Provided information:
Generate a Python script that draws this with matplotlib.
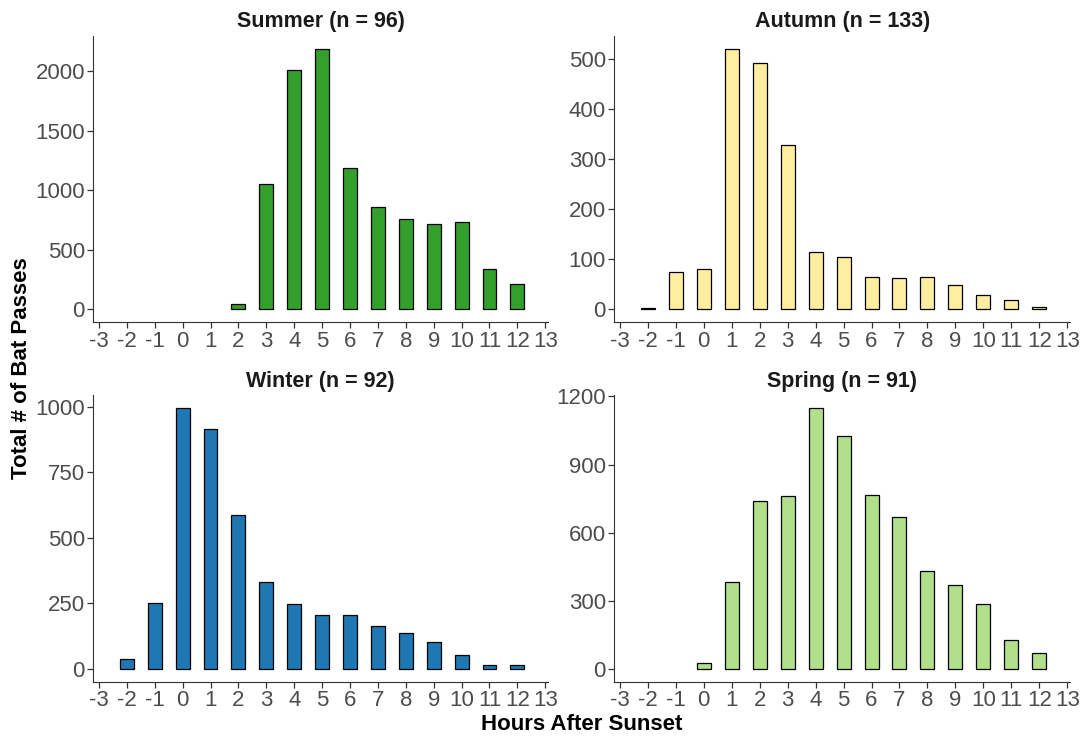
import numpy as np
import matplotlib
matplotlib.use("Agg")
import matplotlib.pyplot as plt

plt.rcParams['font.family'] = ['Liberation Sans', 'DejaVu Sans']
plt.rcParams['axes.unicode_minus'] = False

hours = list(range(-3, 13))

# values, one per hour (-3 .. 12)
summer = [0, 0, 0, 0, 0, 47, 1053, 2011, 2187, 1189, 855, 755, 716, 735, 334, 214]
autumn = [0, 2, 75, 80, 520, 492, 328, 115, 105, 65, 62, 65, 49, 29, 18, 5]
winter = [0, 38, 251, 995, 915, 587, 332, 246, 204, 204, 162, 136, 102, 51, 14, 14]
spring = [0, 0, 0, 25, 383, 740, 761, 1149, 1025, 767, 668, 432, 367, 285, 128, 69]

titles = ["Summer (n = 96)", "Autumn (n = 133)", "Winter (n = 92)", "Spring (n = 91)"]
colors = ["#33a02c", "#ffeda0", "#1f78b4", "#b2df8a"]
yticks = [np.arange(0, 2001, 500), np.arange(0, 501, 100),
          np.arange(0, 1001, 250), np.arange(0, 1201, 300)]
series = [summer, autumn, winter, spring]

fig = plt.figure(figsize=(10.84, 7.36), dpi=100)

lefts = [0.0861, 0.5667, 0.0861, 0.5667]
widths = [0.4195, 0.4204, 0.4195, 0.4204]
bottoms = [0.5621, 0.5621, 0.0739, 0.0739]
h = 0.3894

for i in range(4):
    ax = fig.add_axes([lefts[i], bottoms[i], widths[i], h])
    vals = np.array(series[i])
    x = np.array(hours)
    keep = vals > 0
    ax.bar(x[keep], vals[keep], width=0.5, color=colors[i], edgecolor="black", linewidth=0.9)
    top = vals.max()
    ax.set_ylim(-0.05 * top, 1.05 * top)
    ax.set_xlim(-3.2, 13.1)
    ax.set_xticks(range(-3, 14))
    ax.set_yticks(yticks[i])
    ax.set_title(titles[i], fontsize=15.5, fontweight="bold", color="#1a1a1a", pad=6)
    ax.spines['top'].set_visible(False)
    ax.spines['right'].set_visible(False)
    ax.spines['left'].set_color("#333333")
    ax.spines['bottom'].set_color("#333333")
    ax.tick_params(axis='both', labelsize=16, labelcolor="#4d4d4d", color="#333333",
                   length=4, width=0.9, pad=2)

fig.text(0.02, 0.5, "Total # of Bat Passes", rotation=90, fontsize=16, fontweight="bold",
         ha="center", va="center")
fig.text(0.537, 0.016, "Hours After Sunset", fontsize=16, fontweight="bold",
         ha="center", va="center")

fig.savefig("out.png", dpi=100)
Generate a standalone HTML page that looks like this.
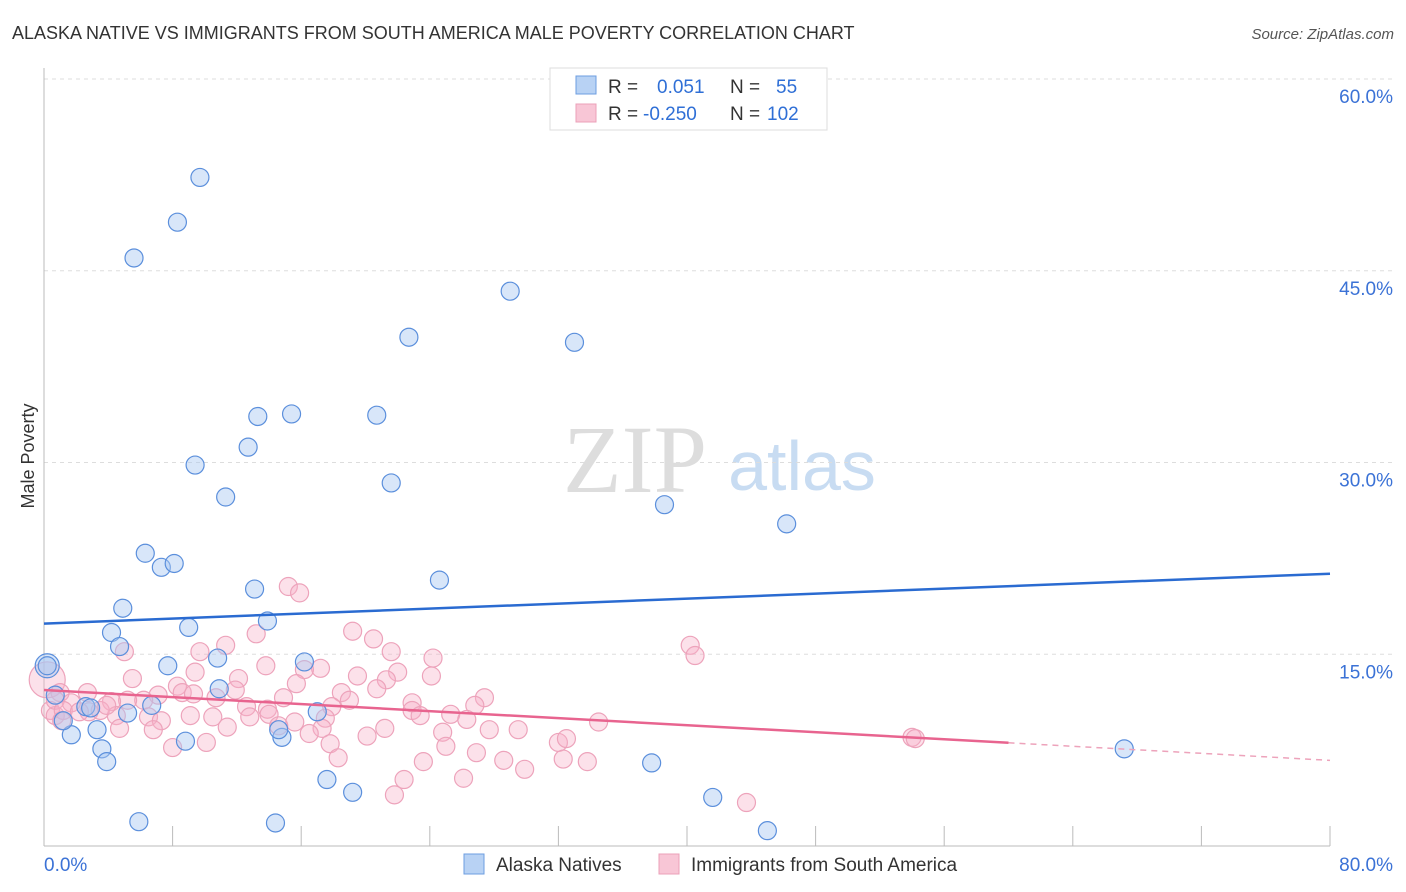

What you should do: Reproduce only the lines from the beginning of the data through the line that contains "length=4, width=0.9, pad=2)", both included, and please drop the pictures.

Solution to this exercise:
Generate a Python script that draws this with matplotlib.
import numpy as np
import matplotlib
matplotlib.use("Agg")
import matplotlib.pyplot as plt

plt.rcParams['font.family'] = ['Liberation Sans', 'DejaVu Sans']
plt.rcParams['axes.unicode_minus'] = False

hours = list(range(-3, 13))

# values, one per hour (-3 .. 12)
summer = [0, 0, 0, 0, 0, 47, 1053, 2011, 2187, 1189, 855, 755, 716, 735, 334, 214]
autumn = [0, 2, 75, 80, 520, 492, 328, 115, 105, 65, 62, 65, 49, 29, 18, 5]
winter = [0, 38, 251, 995, 915, 587, 332, 246, 204, 204, 162, 136, 102, 51, 14, 14]
spring = [0, 0, 0, 25, 383, 740, 761, 1149, 1025, 767, 668, 432, 367, 285, 128, 69]

titles = ["Summer (n = 96)", "Autumn (n = 133)", "Winter (n = 92)", "Spring (n = 91)"]
colors = ["#33a02c", "#ffeda0", "#1f78b4", "#b2df8a"]
yticks = [np.arange(0, 2001, 500), np.arange(0, 501, 100),
          np.arange(0, 1001, 250), np.arange(0, 1201, 300)]
series = [summer, autumn, winter, spring]

fig = plt.figure(figsize=(10.84, 7.36), dpi=100)

lefts = [0.0861, 0.5667, 0.0861, 0.5667]
widths = [0.4195, 0.4204, 0.4195, 0.4204]
bottoms = [0.5621, 0.5621, 0.0739, 0.0739]
h = 0.3894

for i in range(4):
    ax = fig.add_axes([lefts[i], bottoms[i], widths[i], h])
    vals = np.array(series[i])
    x = np.array(hours)
    keep = vals > 0
    ax.bar(x[keep], vals[keep], width=0.5, color=colors[i], edgecolor="black", linewidth=0.9)
    top = vals.max()
    ax.set_ylim(-0.05 * top, 1.05 * top)
    ax.set_xlim(-3.2, 13.1)
    ax.set_xticks(range(-3, 14))
    ax.set_yticks(yticks[i])
    ax.set_title(titles[i], fontsize=15.5, fontweight="bold", color="#1a1a1a", pad=6)
    ax.spines['top'].set_visible(False)
    ax.spines['right'].set_visible(False)
    ax.spines['left'].set_color("#333333")
    ax.spines['bottom'].set_color("#333333")
    ax.tick_params(axis='both', labelsize=16, labelcolor="#4d4d4d", color="#333333",
                   length=4, width=0.9, pad=2)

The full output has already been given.